## BEGIN

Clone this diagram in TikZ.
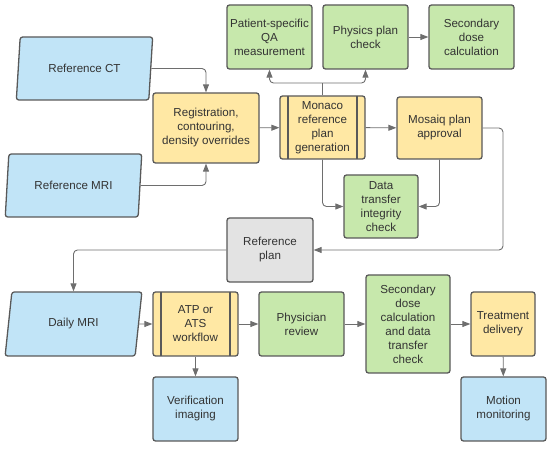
\documentclass[tikz,border=0pt]{standalone}
\usepackage{fontspec}
\setmainfont{Liberation Sans}
\usetikzlibrary{arrows.meta,shapes.geometric}
\definecolor{boxblue}{HTML}{C1E4F7}
\definecolor{boxgreen}{HTML}{C7E8AC}
\definecolor{boxyellow}{HTML}{FFE8A4}
\definecolor{boxgray}{HTML}{E3E3E3}
\definecolor{boxline}{HTML}{595959}
\definecolor{arrline}{HTML}{6E6E6E}
\definecolor{textgray}{HTML}{333333}

\begin{document}
\begin{tikzpicture}[x=1pt,y=-1pt,
  box/.style={draw=boxline, line width=1.3pt, rounded corners=2.5pt, align=center, text=textgray,
    font=\fontsize{11.6}{14}\selectfont, inner sep=0pt, minimum width=85pt, minimum height=64pt},
  greenbox/.style={box, fill=boxgreen},
  bluebox/.style={box, fill=boxblue},
  yellowbox/.style={box, fill=boxyellow},
  procbox/.style={box, fill=boxyellow, path picture={
    \draw[boxline, line width=1.3pt] ([xshift=8pt]path picture bounding box.north west) -- ([xshift=8pt]path picture bounding box.south west)
      ([xshift=-8pt]path picture bounding box.north east) -- ([xshift=-8pt]path picture bounding box.south east);}},
  databox/.style={box, fill=boxblue, trapezium, trapezium left angle=75.7, trapezium right angle=104.3,
    trapezium stretches=true, minimum width=137pt, minimum height=63pt},
  conn/.style={draw=arrline, line width=0.9pt, rounded corners=4pt, -{Triangle[length=8pt,width=6pt]}}]

\useasboundingbox (0,0) rectangle (550,449);

%top row
\node[greenbox] (psqa) at (269.5,37) {Patient-specific\\QA\\measurement};
\node[greenbox] (physics) at (365.5,37) {Physics plan\\check};
\node[greenbox] (secdose) at (471.5,37) {Secondary\\dose\\calculation};

%reference planning
\node[databox] (refct) at (84.5,68.5) {Reference CT};
\node[databox] (refmri) at (73.5,185.5) {Reference MRI};
\node[yellowbox, minimum width=106pt, minimum height=70pt] (reg) at (206,128) {Registration,\\contouring,\\density overrides};
\node[procbox, minimum height=63pt] (monaco) at (322.5,127.5) {Monaco\\reference\\plan\\generation};
\node[yellowbox, minimum height=62pt] (mosaiq) at (439.5,128) {Mosaiq plan\\approval};
\node[greenbox, minimum width=74pt, minimum height=63pt] (dti) at (381,206.5) {Data\\transfer\\integrity\\check};
\node[box, fill=boxgray, minimum width=86pt] (refplan) at (270,250) {Reference\\plan};

%daily workflow
\node[databox, minimum height=64pt] (daily) at (73.5,324) {Daily MRI};
\node[procbox] (atp) at (195.5,324) {ATP or\\ATS\\workflow};
\node[bluebox] (verif) at (195.5,409) {Verification\\imaging};
\node[greenbox] (phys) at (301.5,324) {Physician\\review};
\node[greenbox, minimum width=84pt, minimum height=98pt] (secdc) at (408,324) {Secondary\\dose\\calculation\\and data\\transfer\\check};
\node[yellowbox, minimum width=64pt] (treat) at (503,324) {Treatment\\delivery};
\node[bluebox] (motion) at (503.5,409) {Motion\\monitoring};

\coordinate (split) at (322.5,83);
\coordinate (mright) at (503,250);

\draw[conn] (refct.east) -| (reg.north);
\draw[conn] (refmri.east) -| (reg.south);
\draw[conn] (reg) -- (monaco);
\draw[draw=arrline, line width=0.9pt] (monaco.north) -- (split);
\draw[conn] (split) -| (psqa.south);
\draw[conn] (split) -| (physics.south);
\draw[conn] (physics) -- (secdose);
\draw[conn] (monaco) -- (mosaiq);
\draw[conn] (monaco.south) |- (dti.west);
\draw[conn] (mosaiq.south) |- (dti.east);
\draw[conn] (mosaiq.east) -| (mright) -- (refplan.east);
\draw[conn] (refplan.west) -| (daily.north);
\draw[conn] (daily.east) -- (atp.west);
\draw[conn] (atp) -- (verif);
\draw[conn] (atp) -- (phys);
\draw[conn] (phys) -- (secdc);
\draw[conn] (secdc) -- (treat);
\draw[conn] (treat) -- (motion);

\end{tikzpicture}
\end{document}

## END

*Written request*. Reproduce every line above as written, skipping pictures.

*The output*.
Clone this diagram in TikZ.
\documentclass[tikz,border=0pt]{standalone}
\usepackage{fontspec}
\setmainfont{Liberation Sans}
\usetikzlibrary{arrows.meta,shapes.geometric}
\definecolor{boxblue}{HTML}{C1E4F7}
\definecolor{boxgreen}{HTML}{C7E8AC}
\definecolor{boxyellow}{HTML}{FFE8A4}
\definecolor{boxgray}{HTML}{E3E3E3}
\definecolor{boxline}{HTML}{595959}
\definecolor{arrline}{HTML}{6E6E6E}
\definecolor{textgray}{HTML}{333333}

\begin{document}
\begin{tikzpicture}[x=1pt,y=-1pt,
  box/.style={draw=boxline, line width=1.3pt, rounded corners=2.5pt, align=center, text=textgray,
    font=\fontsize{11.6}{14}\selectfont, inner sep=0pt, minimum width=85pt, minimum height=64pt},
  greenbox/.style={box, fill=boxgreen},
  bluebox/.style={box, fill=boxblue},
  yellowbox/.style={box, fill=boxyellow},
  procbox/.style={box, fill=boxyellow, path picture={
    \draw[boxline, line width=1.3pt] ([xshift=8pt]path picture bounding box.north west) -- ([xshift=8pt]path picture bounding box.south west)
      ([xshift=-8pt]path picture bounding box.north east) -- ([xshift=-8pt]path picture bounding box.south east);}},
  databox/.style={box, fill=boxblue, trapezium, trapezium left angle=75.7, trapezium right angle=104.3,
    trapezium stretches=true, minimum width=137pt, minimum height=63pt},
  conn/.style={draw=arrline, line width=0.9pt, rounded corners=4pt, -{Triangle[length=8pt,width=6pt]}}]

\useasboundingbox (0,0) rectangle (550,449);

%top row
\node[greenbox] (psqa) at (269.5,37) {Patient-specific\\QA\\measurement};
\node[greenbox] (physics) at (365.5,37) {Physics plan\\check};
\node[greenbox] (secdose) at (471.5,37) {Secondary\\dose\\calculation};

%reference planning
\node[databox] (refct) at (84.5,68.5) {Reference CT};
\node[databox] (refmri) at (73.5,185.5) {Reference MRI};
\node[yellowbox, minimum width=106pt, minimum height=70pt] (reg) at (206,128) {Registration,\\contouring,\\density overrides};
\node[procbox, minimum height=63pt] (monaco) at (322.5,127.5) {Monaco\\reference\\plan\\generation};
\node[yellowbox, minimum height=62pt] (mosaiq) at (439.5,128) {Mosaiq plan\\approval};
\node[greenbox, minimum width=74pt, minimum height=63pt] (dti) at (381,206.5) {Data\\transfer\\integrity\\check};
\node[box, fill=boxgray, minimum width=86pt] (refplan) at (270,250) {Reference\\plan};

%daily workflow
\node[databox, minimum height=64pt] (daily) at (73.5,324) {Daily MRI};
\node[procbox] (atp) at (195.5,324) {ATP or\\ATS\\workflow};
\node[bluebox] (verif) at (195.5,409) {Verification\\imaging};
\node[greenbox] (phys) at (301.5,324) {Physician\\review};
\node[greenbox, minimum width=84pt, minimum height=98pt] (secdc) at (408,324) {Secondary\\dose\\calculation\\and data\\transfer\\check};
\node[yellowbox, minimum width=64pt] (treat) at (503,324) {Treatment\\delivery};
\node[bluebox] (motion) at (503.5,409) {Motion\\monitoring};

\coordinate (split) at (322.5,83);
\coordinate (mright) at (503,250);

\draw[conn] (refct.east) -| (reg.north);
\draw[conn] (refmri.east) -| (reg.south);
\draw[conn] (reg) -- (monaco);
\draw[draw=arrline, line width=0.9pt] (monaco.north) -- (split);
\draw[conn] (split) -| (psqa.south);
\draw[conn] (split) -| (physics.south);
\draw[conn] (physics) -- (secdose);
\draw[conn] (monaco) -- (mosaiq);
\draw[conn] (monaco.south) |- (dti.west);
\draw[conn] (mosaiq.south) |- (dti.east);
\draw[conn] (mosaiq.east) -| (mright) -- (refplan.east);
\draw[conn] (refplan.west) -| (daily.north);
\draw[conn] (daily.east) -- (atp.west);
\draw[conn] (atp) -- (verif);
\draw[conn] (atp) -- (phys);
\draw[conn] (phys) -- (secdc);
\draw[conn] (secdc) -- (treat);
\draw[conn] (treat) -- (motion);

\end{tikzpicture}
\end{document}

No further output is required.